At least you don’t present me a gift sometime between Christmas and my birthday and tell me it’s for both (cough KEN cough). That way, I feel like you forgot me at Christmas and skimped on my birthday.
Wow, this thread is making me sound totally superficial, huh?
What?! You didn’t give the poor hungry homeless guy any cake? Because it would have been cool to say “Let him eat cake!”
Yes, I could’ve said that, but I both hate homeless people and love my head. I wish you could’ve been there to say it for me, though, ’cause you’re eight times the sweet I am.
what an asshat! i didnt even know they made rainbow twizzlers, i must go find some NOW!
Woo-hoo Gravatar! Nice one.
Rainbow Twizzlers are THE BEST, because they’re fat and have a huge hole in the middle naturally, practically begging you to make them straws.
Why thank you miss, you made my whole day. Now I am on the look out for rainbow twizzlers!
Wait, isn’t moving from small town rural Ohio to New York City supposed to make you a bleeding heart liberal and not the other way around?
As it turns out, I was a cold-hearted bitch all along, and I just needed a city full of other assholes to bring it out of me.
I am so jealous of bitches with summer birthdays, omg.
That said, I do hope Emily had a fabulous time, largely because I maybe love her dress. You should have taken a full-length shot.
I feel the need to point out, though, that I’m pretty sure Sister-In-Law stole Blake Lively’s dog Penny. Who is that dog. Up there. For real, swear.
Finally, living in New York turned me into a hardened bitch in about 10 seconds and I would have thrown anything but bread at the dude who had the audacity to demand it after being given a handout.
Then I would have gotten stabbed, probably.
Also, yes, I was a hardened bitch long before New York, sure.
Fortunately (unfortunately?), it doesn’t have to come out as often up here. The abundant homeless people in Boston are invisible, you know. I swear. You have to search for them, and then they say nice things to you. It’s more likely some privileged college kid would run through the picnic stealing shit while spouting off pretentious crap about why he’s entitled. Or just, puking a little.
I can’t wait to move back.
I’m sure Emily wishes I would’ve taken a full-length shot, too, ’cause the girl looked good. I was so unimpressed with all the long dresses everyone was trying to sell me this summer, but hers actually worked.
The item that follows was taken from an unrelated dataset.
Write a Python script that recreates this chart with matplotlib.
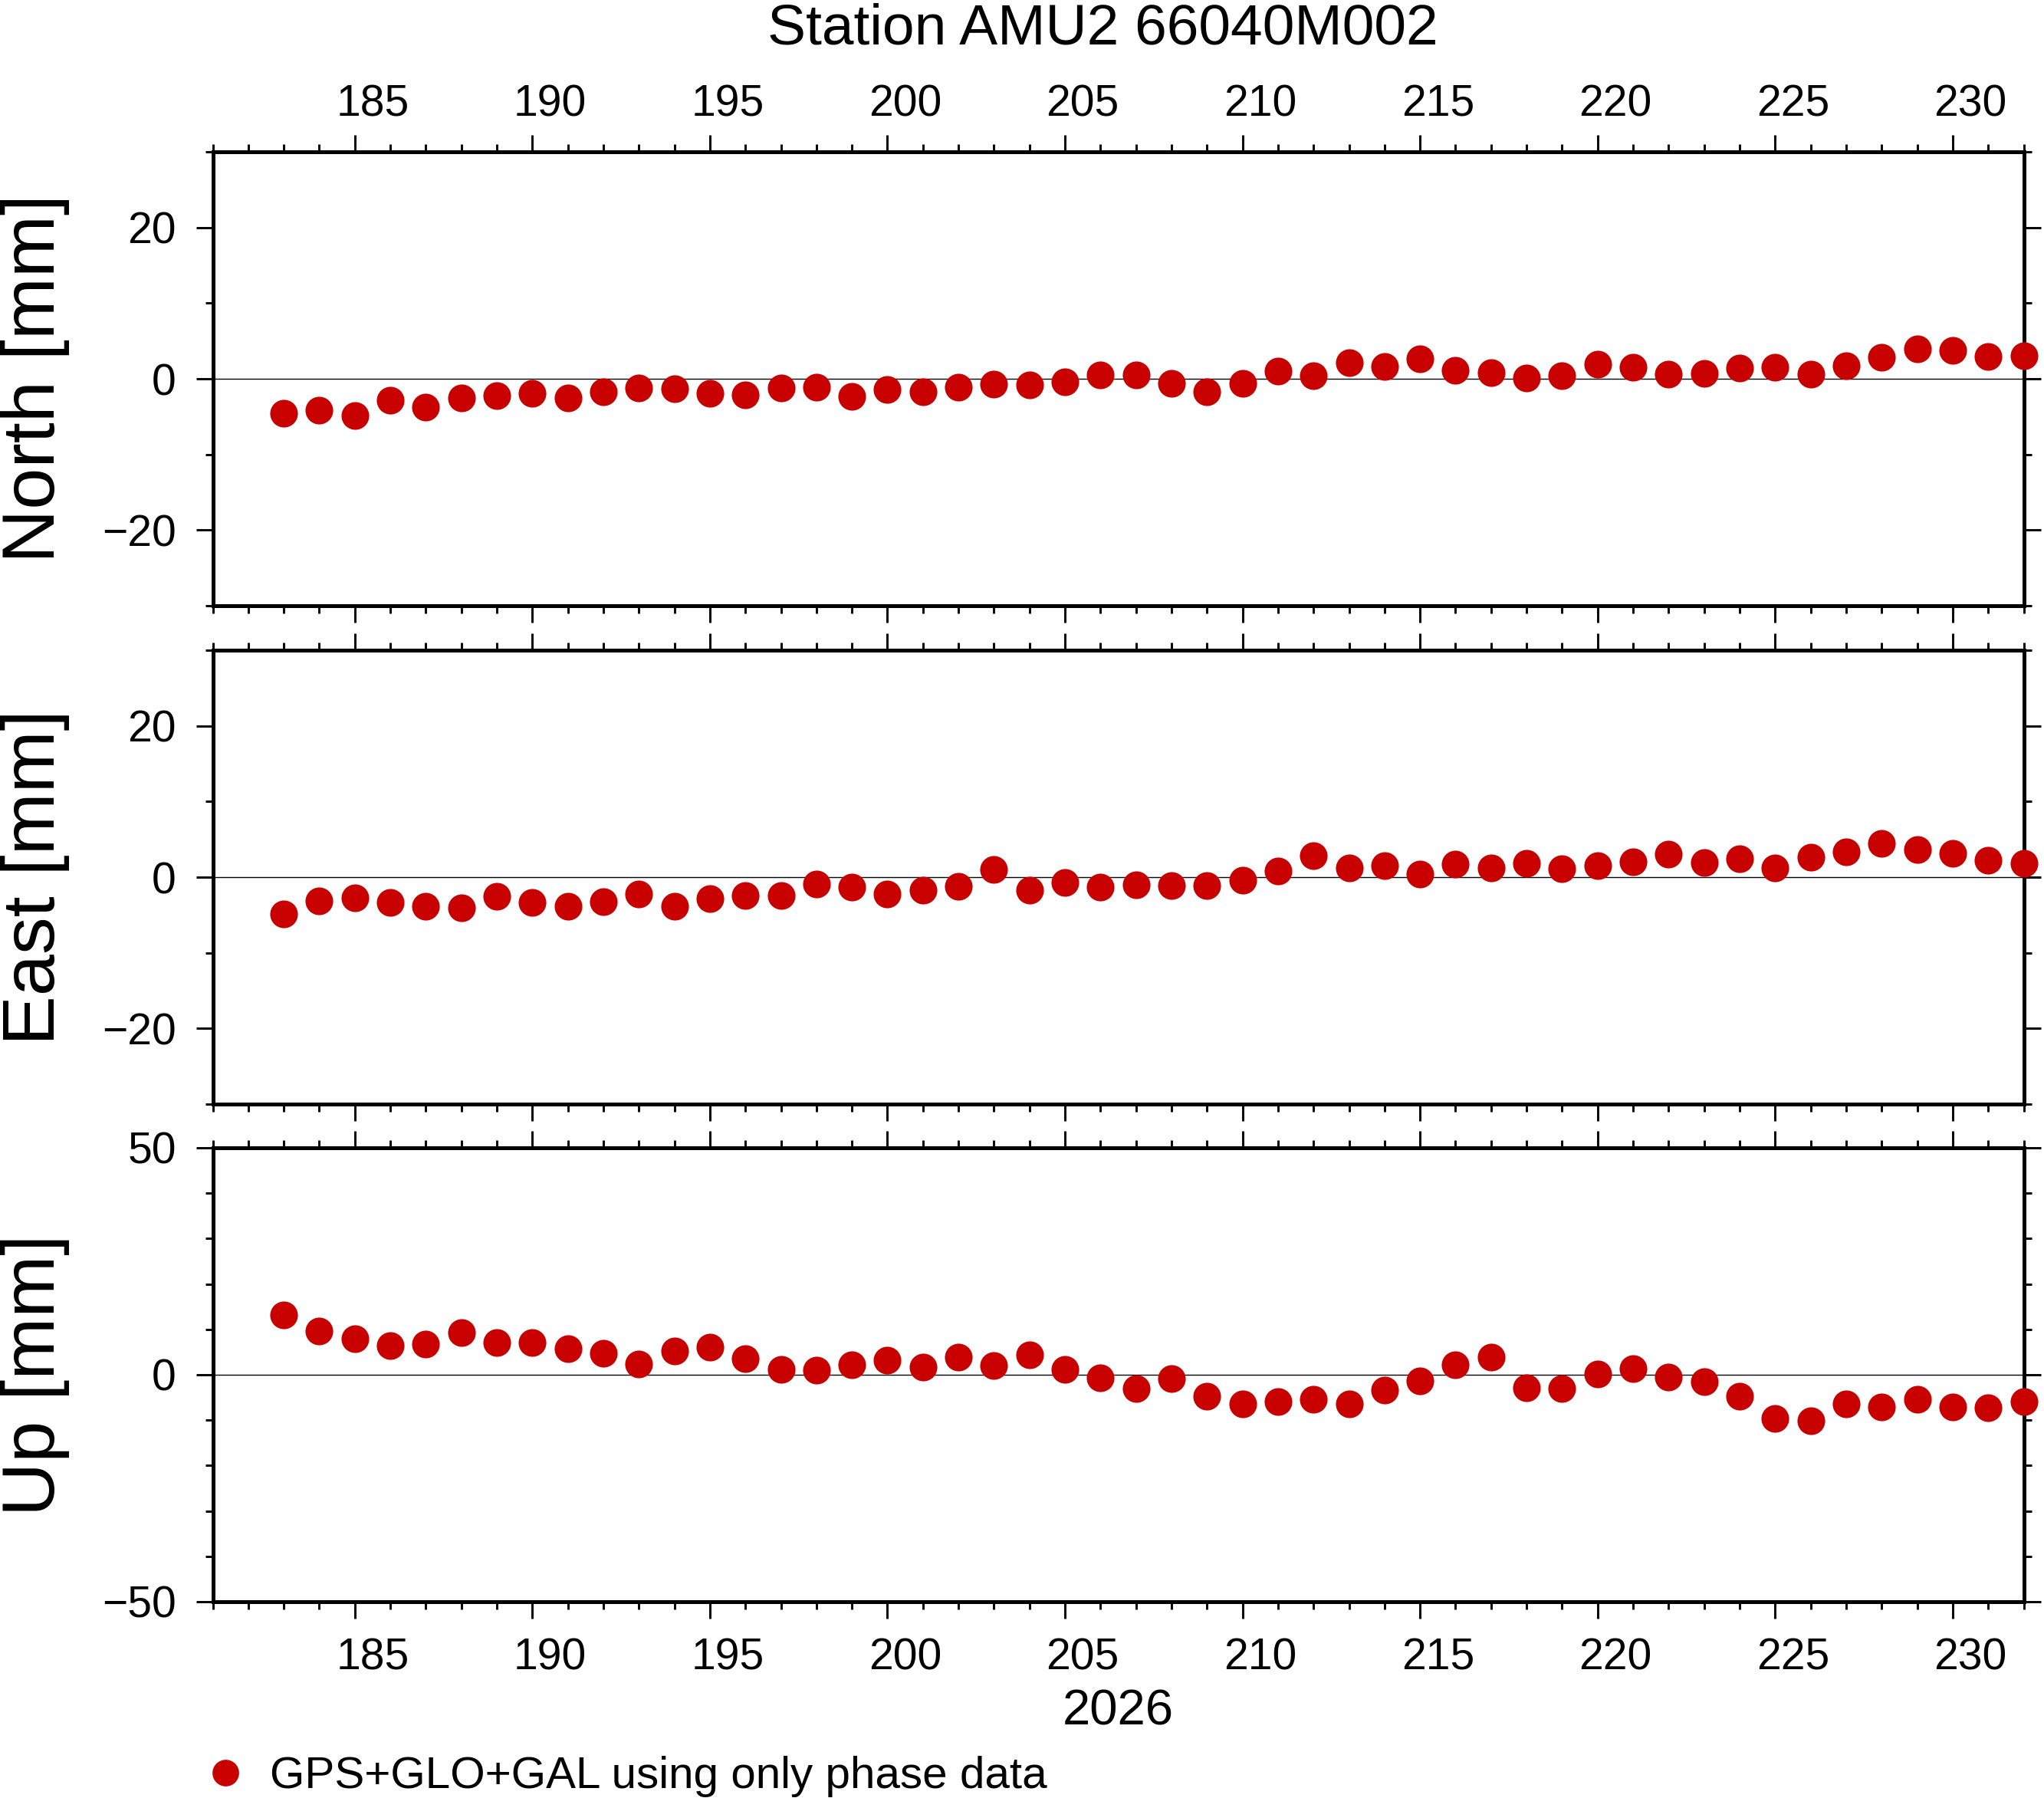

I was totally excited about the idea of that guy getting a plate of bean salad thrown all over the front of his cargo shorts, but alas, all of my friends are nicer than I am. And it’s absolutely worth getting stabbed over, obviously.
I appreciate the puking pretentious kid. In Ohio cities, the homeless are all unembarrassedly on crack and appear crazy at all times. But there, you can cross the street and avoid the one or two of them; here, they surround and attack you like zombies.
mmmm….rainbow twizzlers are yummy. That was one of our snacks for the Reds game. Collin and I love them. We’ll have to try using them as straws next time he visits.
You should probably lay off the spiked lemonade, though.